The exhibition spans a wide array of works by Witkacy through Kozyra, Bałka and Althamer. A collection of Magdalena Abakanowicz's works, unique at the global scale, will be the pride of the new gallery.
Idea behind the new exhibition
The exhibition of Polish contemporary art in a new place will be a chronological presentation, and will include works which were created in the period from World War I to the present moment. "When it comes to the inter-war period, we opted for very good works" - says Mariusz Hermansdorfer, exhibition custodian and director of the National Museum in Wrocław - "I resigned from showing minor works of great artists, as it used to happen so far. In the case of World War II, I will expand the works already presented and try to show the greatest artists in the maximum scope. The chronological model will thus be connected with individual presentations, enclaves of individual artists will be created." The collection was built when the museum was buying large sets of works of great post-war artists, constituting smaller or bigger retrospectives (Lebenstein, Nowosielski, Hasior, Jerema). The director also intends to devote a large space to artists important to the city, the ones who determined the shape of art in Wrocław. Works of Geppert, Mazurkiewicz, Jurkiewicz or Hałas were, due to the lack of space, limited to 2-3 paintings. Now their presentations will be two or three times bigger. The exhibition will be dominated by paintings. It will include sculptures and there will be a special section for the presentation of glass and ceramics.
Abakanowicz halls
A very special place will be occupied by an extraordinary collection of works of a globally renowned Polish sculptress Magdalena Abakanowicz.
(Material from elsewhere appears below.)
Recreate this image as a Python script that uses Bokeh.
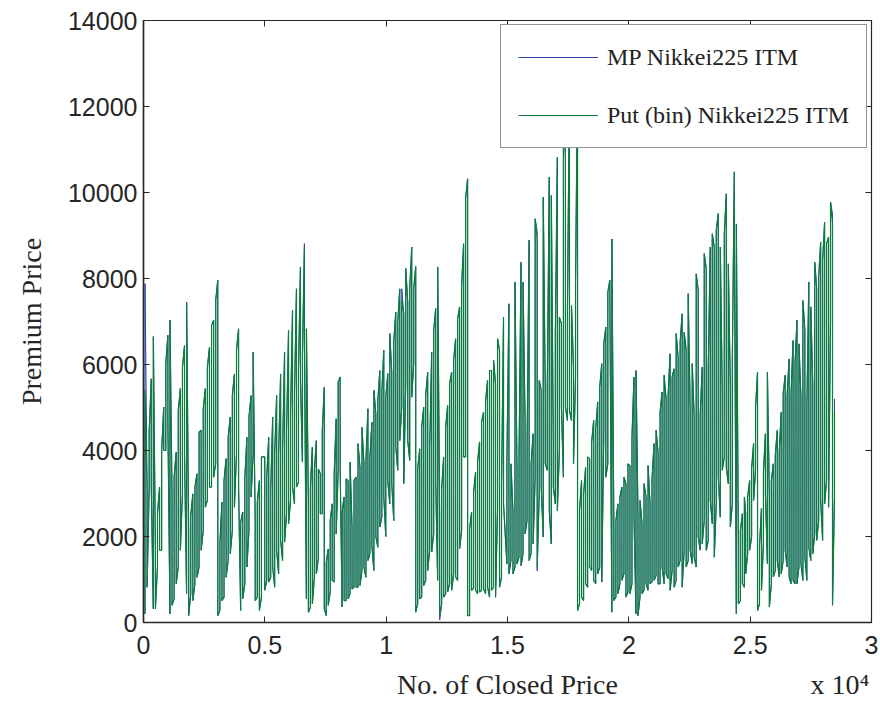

The National Museum in Wrocław has the biggest collection of the artist's works in Europe – it will be presented in as many as three rooms which will constitute a separate entirety and close the whole exposition. On the occasion of the inauguration of the Gallery in the Attic, the artist gave the famous Abakans – multi-element compositions which revolutionised the art of artistic fabrics – to the Museum, before that they had been in the Museum's deposit. She gave up the flat form of fabrics, common at that time, and formed her works in the shape of a relief and later three-dimensional sculpture.